Al margen de lo dicho, hoy debe ser un gran día para la reacción en pleno. Los micrófonos incendiarios del episcopado hierven de orgásmica ebullición, y Acebes and company brindan con sidra toledana. La derecha más jurásica siempre ha creído que la cara de perro era mejor opción, en Cataluña, que la educación piqueriana, y en su lamento nostálgico, mentaban con lágrimas los buenos tiempos de Vidal Quadras. En Madrid -que no siempre es España- la nostalgia por el vidalquadrismo era casi una religión, y Piqué recibió, en propia carne, el desprecio por ser el antípoda exacto de su anhelado predecesor. ¿Para qué querían un tipo que parecía muy catalán, en una Cataluña que tenía que ser conquistada? Y, ¿para qué un liberal, en una ideología que volvía al reaccionarismo prehistórico? Y así hasta el infinito del desprecio que, durante años, ha sufrido Piqué en las Españas de orden y rosario. Con la dimisión de Piqué, y la estrategia de desgaste previo que ha sufrido, las aguas de la reacción vuelven a sus cauces, los micrófonos episcopales se aplacan, a la búsqueda de otras carnes por devorar, y los estrategas de este PP reaccionario afinan puntería. Han decidido ser una derecha dura, ultracatólica, apostólica y ultramontana, y en la derechona no caben los timoratos. Piqué era una paloma en el territorio comanche de los halcones. ¿Sorprende que lo hayan devorado?
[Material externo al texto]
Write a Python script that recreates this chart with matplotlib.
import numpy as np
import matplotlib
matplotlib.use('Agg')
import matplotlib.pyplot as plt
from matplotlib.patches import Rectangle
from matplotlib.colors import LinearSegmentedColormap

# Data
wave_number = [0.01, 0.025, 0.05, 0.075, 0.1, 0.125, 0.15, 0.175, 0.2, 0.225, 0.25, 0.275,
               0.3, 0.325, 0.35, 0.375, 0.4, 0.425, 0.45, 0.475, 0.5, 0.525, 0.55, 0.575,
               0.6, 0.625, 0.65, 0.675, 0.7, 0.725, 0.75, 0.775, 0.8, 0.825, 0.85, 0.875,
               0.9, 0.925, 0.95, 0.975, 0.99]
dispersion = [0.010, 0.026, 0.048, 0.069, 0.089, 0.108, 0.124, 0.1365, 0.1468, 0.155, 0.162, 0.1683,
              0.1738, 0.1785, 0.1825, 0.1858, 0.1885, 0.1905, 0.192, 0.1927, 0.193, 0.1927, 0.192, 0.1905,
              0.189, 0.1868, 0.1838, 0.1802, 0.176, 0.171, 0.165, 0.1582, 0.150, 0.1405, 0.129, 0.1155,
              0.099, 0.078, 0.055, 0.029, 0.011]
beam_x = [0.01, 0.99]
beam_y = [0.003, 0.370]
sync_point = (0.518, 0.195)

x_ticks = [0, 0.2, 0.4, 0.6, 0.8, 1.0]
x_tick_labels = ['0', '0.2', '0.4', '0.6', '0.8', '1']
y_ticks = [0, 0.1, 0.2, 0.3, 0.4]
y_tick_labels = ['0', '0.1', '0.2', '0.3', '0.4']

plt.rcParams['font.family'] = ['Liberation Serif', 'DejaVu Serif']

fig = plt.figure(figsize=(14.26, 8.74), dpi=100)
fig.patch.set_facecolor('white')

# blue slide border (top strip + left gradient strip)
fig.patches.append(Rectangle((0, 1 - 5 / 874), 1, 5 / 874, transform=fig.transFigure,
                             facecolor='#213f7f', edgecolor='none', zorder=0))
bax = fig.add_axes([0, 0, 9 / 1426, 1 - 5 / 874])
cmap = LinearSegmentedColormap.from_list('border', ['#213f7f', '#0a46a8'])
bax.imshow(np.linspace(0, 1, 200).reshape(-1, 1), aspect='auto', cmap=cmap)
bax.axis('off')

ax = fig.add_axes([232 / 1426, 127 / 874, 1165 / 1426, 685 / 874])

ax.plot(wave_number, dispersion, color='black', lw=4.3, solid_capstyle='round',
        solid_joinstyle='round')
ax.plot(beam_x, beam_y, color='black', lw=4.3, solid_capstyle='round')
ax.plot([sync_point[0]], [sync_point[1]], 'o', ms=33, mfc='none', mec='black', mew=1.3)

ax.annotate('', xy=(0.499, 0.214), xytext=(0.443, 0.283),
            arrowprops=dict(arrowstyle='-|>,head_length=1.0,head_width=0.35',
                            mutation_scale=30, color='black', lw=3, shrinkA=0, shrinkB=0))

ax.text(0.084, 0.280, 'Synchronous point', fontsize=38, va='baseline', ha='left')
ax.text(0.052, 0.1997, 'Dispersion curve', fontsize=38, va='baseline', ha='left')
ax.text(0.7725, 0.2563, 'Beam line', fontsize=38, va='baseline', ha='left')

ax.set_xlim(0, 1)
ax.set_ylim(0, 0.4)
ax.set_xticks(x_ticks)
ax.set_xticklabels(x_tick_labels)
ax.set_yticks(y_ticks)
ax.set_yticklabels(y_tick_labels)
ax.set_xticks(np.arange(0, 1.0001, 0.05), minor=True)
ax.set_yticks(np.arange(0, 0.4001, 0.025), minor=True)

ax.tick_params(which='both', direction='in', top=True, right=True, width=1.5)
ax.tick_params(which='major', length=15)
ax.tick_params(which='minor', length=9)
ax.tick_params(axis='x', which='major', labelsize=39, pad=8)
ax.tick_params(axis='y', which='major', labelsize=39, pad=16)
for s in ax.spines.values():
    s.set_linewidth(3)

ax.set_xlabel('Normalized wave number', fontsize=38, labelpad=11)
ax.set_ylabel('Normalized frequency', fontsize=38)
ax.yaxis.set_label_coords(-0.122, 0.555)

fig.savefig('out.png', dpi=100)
Será bueno, malo, medio, regular..., etcétera. El sentido común lo considera otra mala noticia, no en vano algunos aspiramos a una derecha española razonable. Pero en algún pliegue del cerebro -quizá del reptiliano-, una llega a creer que puede ser bueno. Mejor que no haya matices. Mejor que no haya maquillajes. Mejor que, en este PP que ha decidido estar fuera de la lógica, Dorian Gray nos enseñe su cara en el espejo.